Induced superconducting state and two-gap structure: Application to cuprate superconductors and conventional multilayers

Abstract

An induced superconducting state caused by charge transfer between intrinsically superconducting (α) and intrinsically normal (β) subsystems is studied. A most interesting case is a layered system with some layers being normal. An analysis of the general Hamiltonian describing the phenomenon allows us to evaluate ${\mathit{T}}_{\mathit{c}}$ and the spectrum, which displays a two-gap structure. A superconducting state can be induced through different charge transfer channels (intrinsic proximity effect; inelastic two-band channel).
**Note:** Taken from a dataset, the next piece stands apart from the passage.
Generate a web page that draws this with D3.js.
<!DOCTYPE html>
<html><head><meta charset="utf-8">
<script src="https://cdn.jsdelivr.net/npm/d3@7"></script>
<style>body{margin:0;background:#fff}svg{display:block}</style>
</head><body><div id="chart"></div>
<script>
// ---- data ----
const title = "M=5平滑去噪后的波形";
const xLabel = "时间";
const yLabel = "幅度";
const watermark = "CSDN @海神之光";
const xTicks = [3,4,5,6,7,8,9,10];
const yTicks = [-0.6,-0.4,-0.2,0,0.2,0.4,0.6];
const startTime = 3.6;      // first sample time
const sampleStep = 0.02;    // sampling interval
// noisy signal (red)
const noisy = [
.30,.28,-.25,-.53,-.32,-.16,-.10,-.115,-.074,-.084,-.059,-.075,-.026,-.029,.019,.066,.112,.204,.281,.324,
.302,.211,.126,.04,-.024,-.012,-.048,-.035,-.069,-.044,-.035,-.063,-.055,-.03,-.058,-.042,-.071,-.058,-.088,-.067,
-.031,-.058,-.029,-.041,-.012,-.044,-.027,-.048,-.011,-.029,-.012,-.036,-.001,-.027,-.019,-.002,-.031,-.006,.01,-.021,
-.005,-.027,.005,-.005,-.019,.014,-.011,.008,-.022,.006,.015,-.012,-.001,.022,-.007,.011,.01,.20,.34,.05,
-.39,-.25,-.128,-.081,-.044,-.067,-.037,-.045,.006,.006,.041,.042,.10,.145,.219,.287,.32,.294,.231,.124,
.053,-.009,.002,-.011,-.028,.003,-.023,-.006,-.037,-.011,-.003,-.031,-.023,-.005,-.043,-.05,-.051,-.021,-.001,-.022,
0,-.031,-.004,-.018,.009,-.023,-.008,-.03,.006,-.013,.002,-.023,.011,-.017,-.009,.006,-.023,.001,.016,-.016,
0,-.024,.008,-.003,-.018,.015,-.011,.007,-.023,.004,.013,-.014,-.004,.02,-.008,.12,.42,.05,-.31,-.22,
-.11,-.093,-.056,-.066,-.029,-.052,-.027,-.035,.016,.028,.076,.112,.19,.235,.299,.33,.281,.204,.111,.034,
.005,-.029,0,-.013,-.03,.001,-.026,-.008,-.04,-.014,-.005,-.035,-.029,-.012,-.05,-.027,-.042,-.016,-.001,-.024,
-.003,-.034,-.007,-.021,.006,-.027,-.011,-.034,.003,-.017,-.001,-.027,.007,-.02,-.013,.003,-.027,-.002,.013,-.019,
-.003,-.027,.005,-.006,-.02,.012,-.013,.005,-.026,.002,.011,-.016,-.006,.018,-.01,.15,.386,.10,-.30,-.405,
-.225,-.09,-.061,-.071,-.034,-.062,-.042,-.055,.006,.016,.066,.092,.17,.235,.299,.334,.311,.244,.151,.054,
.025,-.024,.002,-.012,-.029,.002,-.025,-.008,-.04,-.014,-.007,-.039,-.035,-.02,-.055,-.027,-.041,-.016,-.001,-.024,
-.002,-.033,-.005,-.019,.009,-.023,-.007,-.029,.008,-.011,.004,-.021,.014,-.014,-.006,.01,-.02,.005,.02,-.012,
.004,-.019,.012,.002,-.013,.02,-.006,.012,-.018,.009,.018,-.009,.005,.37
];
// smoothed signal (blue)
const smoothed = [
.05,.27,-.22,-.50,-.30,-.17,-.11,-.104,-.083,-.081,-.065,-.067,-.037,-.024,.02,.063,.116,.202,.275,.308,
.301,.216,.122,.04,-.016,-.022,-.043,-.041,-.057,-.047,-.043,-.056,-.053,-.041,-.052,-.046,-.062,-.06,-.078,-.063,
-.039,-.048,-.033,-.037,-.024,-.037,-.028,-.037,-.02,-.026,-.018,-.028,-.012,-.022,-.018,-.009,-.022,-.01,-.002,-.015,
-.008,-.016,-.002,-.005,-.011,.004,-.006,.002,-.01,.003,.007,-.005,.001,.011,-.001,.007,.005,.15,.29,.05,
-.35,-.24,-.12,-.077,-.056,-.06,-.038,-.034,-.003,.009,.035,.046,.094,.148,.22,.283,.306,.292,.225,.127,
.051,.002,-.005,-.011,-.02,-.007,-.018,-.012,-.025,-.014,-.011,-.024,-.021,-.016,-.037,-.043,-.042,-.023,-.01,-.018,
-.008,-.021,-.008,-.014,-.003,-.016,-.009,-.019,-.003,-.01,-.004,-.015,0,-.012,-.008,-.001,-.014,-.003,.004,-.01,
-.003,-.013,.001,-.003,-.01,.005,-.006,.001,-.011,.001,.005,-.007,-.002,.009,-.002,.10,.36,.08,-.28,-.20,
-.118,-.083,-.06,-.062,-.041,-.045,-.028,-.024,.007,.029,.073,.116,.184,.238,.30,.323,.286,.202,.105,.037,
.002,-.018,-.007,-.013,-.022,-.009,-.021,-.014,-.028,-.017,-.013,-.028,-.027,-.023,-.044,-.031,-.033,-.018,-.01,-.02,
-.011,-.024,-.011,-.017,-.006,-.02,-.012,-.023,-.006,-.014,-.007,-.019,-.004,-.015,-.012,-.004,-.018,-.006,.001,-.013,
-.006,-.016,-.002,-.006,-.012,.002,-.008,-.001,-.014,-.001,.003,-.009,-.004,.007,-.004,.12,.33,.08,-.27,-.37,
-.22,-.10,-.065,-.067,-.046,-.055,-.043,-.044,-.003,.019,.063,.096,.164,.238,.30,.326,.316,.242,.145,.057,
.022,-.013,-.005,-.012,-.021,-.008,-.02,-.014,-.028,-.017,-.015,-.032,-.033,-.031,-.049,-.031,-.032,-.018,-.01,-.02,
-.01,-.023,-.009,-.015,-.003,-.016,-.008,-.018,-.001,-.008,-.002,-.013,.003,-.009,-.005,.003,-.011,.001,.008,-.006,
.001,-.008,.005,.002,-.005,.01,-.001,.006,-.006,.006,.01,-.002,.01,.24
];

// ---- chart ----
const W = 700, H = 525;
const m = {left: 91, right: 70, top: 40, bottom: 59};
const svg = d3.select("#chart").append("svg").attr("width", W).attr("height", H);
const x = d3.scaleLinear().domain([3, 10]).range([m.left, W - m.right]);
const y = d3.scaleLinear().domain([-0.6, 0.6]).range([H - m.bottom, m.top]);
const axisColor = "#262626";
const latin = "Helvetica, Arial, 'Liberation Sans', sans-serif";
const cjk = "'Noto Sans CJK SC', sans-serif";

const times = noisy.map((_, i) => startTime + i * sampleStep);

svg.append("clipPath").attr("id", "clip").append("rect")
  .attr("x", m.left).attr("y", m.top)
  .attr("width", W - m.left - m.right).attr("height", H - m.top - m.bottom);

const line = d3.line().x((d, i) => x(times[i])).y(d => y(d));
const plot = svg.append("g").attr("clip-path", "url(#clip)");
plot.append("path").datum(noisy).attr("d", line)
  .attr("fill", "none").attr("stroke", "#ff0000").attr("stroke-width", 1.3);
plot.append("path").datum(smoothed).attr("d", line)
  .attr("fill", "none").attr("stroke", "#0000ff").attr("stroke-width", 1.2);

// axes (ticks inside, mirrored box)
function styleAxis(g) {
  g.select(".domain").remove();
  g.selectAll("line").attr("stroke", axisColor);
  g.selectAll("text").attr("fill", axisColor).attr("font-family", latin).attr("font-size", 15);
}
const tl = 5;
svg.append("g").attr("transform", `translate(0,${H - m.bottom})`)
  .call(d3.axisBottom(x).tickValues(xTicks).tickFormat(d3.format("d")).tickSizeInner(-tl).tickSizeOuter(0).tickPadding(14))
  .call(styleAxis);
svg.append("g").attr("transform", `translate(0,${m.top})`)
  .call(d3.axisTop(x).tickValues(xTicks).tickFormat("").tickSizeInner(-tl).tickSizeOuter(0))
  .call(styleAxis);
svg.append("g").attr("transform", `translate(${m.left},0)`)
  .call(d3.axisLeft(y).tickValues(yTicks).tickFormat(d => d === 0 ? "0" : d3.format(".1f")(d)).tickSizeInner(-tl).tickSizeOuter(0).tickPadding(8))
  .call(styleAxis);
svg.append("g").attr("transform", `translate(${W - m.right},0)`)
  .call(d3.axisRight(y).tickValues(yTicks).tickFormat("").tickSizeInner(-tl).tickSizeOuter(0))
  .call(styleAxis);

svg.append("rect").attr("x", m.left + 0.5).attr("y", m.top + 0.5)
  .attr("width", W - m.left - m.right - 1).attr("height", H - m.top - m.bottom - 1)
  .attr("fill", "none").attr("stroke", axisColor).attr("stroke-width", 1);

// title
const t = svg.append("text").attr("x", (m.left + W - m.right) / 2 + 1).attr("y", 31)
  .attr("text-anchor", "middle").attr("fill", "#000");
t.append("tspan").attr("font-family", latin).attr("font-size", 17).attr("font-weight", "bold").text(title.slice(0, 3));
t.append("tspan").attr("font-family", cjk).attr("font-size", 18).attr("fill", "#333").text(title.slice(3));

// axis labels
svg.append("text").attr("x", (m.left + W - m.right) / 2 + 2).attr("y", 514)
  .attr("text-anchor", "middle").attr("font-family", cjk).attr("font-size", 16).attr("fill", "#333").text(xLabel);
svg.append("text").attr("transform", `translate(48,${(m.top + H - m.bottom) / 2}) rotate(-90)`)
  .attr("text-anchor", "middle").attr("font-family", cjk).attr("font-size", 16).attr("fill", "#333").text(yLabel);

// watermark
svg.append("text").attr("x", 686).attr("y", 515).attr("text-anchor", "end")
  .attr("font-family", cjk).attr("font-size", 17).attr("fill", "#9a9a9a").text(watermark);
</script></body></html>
A very important contribution comes from the ‘‘mixed’’ channel. Systems with various strengths of the coupling are described. The presence of magnetic impurities leads to an induced gapless superconductivity. This model is applied to high-${\mathit{T}}_{\mathit{c}}$ cuprates (in particular, to Y-Ba-Cu-O), as well as to conventional systems. The spectroscopy of Y-Ba-Cu-O appears to be very sensitive to the oxygen content whereas ${\mathit{T}}_{\mathit{c}}$ changes relatively slowly. The model is directly related to such phenomena as residual microwave losses, zero-bias anomalies, the ‘‘plateau’’ effect, etc.